Limiting your exposure and building up a portfolio of 'good' customers is a
slow process, it can take quite a few years to get to the point where you no
longer have to worry about stuff like that.

The lesson is to not give too much to a customer before you have established
under what rules your relationship operates, this customer saw you do a lot of
work that others would charge for for free and took advantage of that.

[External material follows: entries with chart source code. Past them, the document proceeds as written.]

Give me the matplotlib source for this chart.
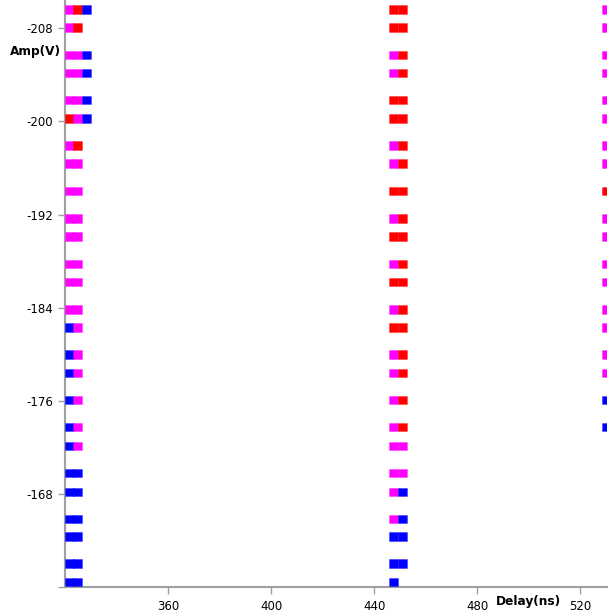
import matplotlib
matplotlib.use("Agg")
import matplotlib.pyplot as plt

# Amplitude rows (V)
amp = [-209.63, -208.05, -205.71, -204.16, -201.85, -200.27, -197.92, -196.38,
       -194.03, -191.69, -190.11, -187.77, -186.22, -183.88, -182.30, -179.96,
       -178.41, -176.09, -173.77, -172.14, -169.82, -168.19, -165.87, -164.33,
       -162.01, -160.46]

# Delay columns (ns)
delays = [321.5, 324.8, 328.1, 447.5, 450.9, 530.3]

# status code per row for each delay column: M=magenta, R=red, B=blue, .=none
col_codes = [
    "MMMMMRMMMMMMMMBBBBBBBBBBBB",
    "RRMMMMRMMMMMMMMMMMMMBBBBBB",
    "B.BBBB....................",
    "RRMMRRMMRMRMRMRMMMMMMMMBBB",
    "RRRRRRRRRRRRRRRRRRRMMBBBB.",
    "MMMMMMMMRMMMMMMMMBB.......",
]

color_map = {"M": "#ff00ff", "R": "#ff0000", "B": "#0000ff"}

yticks = [-208, -200, -192, -184, -176, -168, -160]
ytick_labels = ["-208", "-200", "-192", "-184", "-176", "-168", ""]
xticks = [360, 400, 440, 480, 520]

fig = plt.figure(figsize=(6.08, 6.15), dpi=100)
ax = fig.add_axes([65 / 608, (615 - 587.3) / 615, (607 - 65) / 608, 587.3 / 615])

xs, ys, cs = [], [], []
for d, codes in zip(delays, col_codes):
    for a, c in zip(amp, codes):
        if c in color_map:
            xs.append(d)
            ys.append(a)
            cs.append(color_map[c])

ax.scatter(xs, ys, c=cs, marker="s", s=40, linewidths=0.6,
           edgecolors=[c + "55" for c in cs], zorder=3)

ax.set_xlim(319.85, 530.5)
ax.set_ylim(-160.0, -210.43)

ax.set_xticks(xticks)
ax.set_yticks(yticks)
ax.set_xticklabels([str(v) for v in xticks])
ax.set_yticklabels(ytick_labels)

for s in ["top", "right"]:
    ax.spines[s].set_visible(False)
for s in ["left", "bottom"]:
    ax.spines[s].set_color("#a0a0a0")
    ax.spines[s].set_linewidth(1.5)
ax.tick_params(axis="both", colors="#a0a0a0", labelcolor="black",
               labelsize=8.5, length=5, width=1)
ax.tick_params(axis="x", pad=4)

fig.text(10 / 608, 1 - 52 / 615, "Amp(V)", fontsize=8.7, fontweight="bold",
         ha="left", va="center")
fig.text(496 / 608, 1 - 601 / 615, "Delay(ns)", fontsize=8.7, fontweight="bold",
         ha="left", va="center")

fig.savefig("out.png", dpi=100)
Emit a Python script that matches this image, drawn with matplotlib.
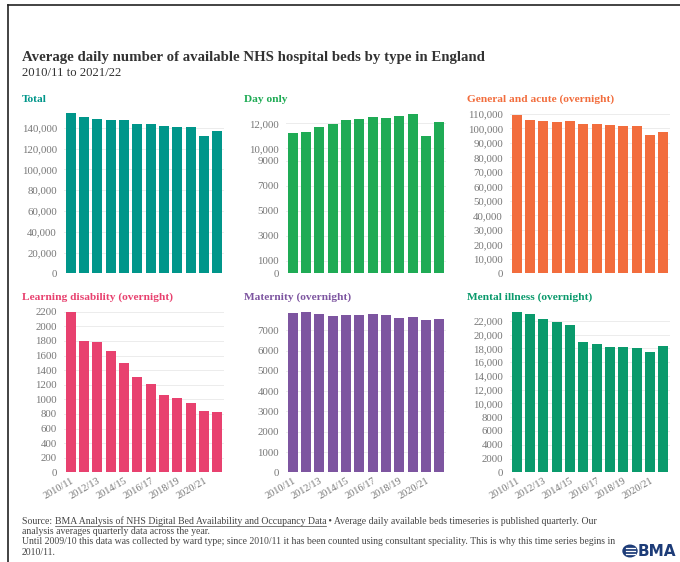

They felt they were not under any obligation to have you do the work, it's
unethical of them but it is also partly your problem because you gave them
that opportunity.

If you can avoid giving customers detailed specifications - and I really don't
see how that is a requirement before getting to a contract, a global spec that
you could hand to them should suffice, not something they can start building
off - then that would probably be enough to safeguard from instances like
this.

It's probably happened to all of us at least once though.

Also, to every story there are two sides, I'll take it on faith that this is
how you see it, but chances are that they see it completely differently. They
might think they guided you in drawing up the spec. Perspective can make a big
difference in cases like these.

Next time be more brief, put enough time in to a proposal to make clear that
you are serious, not enough to give away a serious chunk of work.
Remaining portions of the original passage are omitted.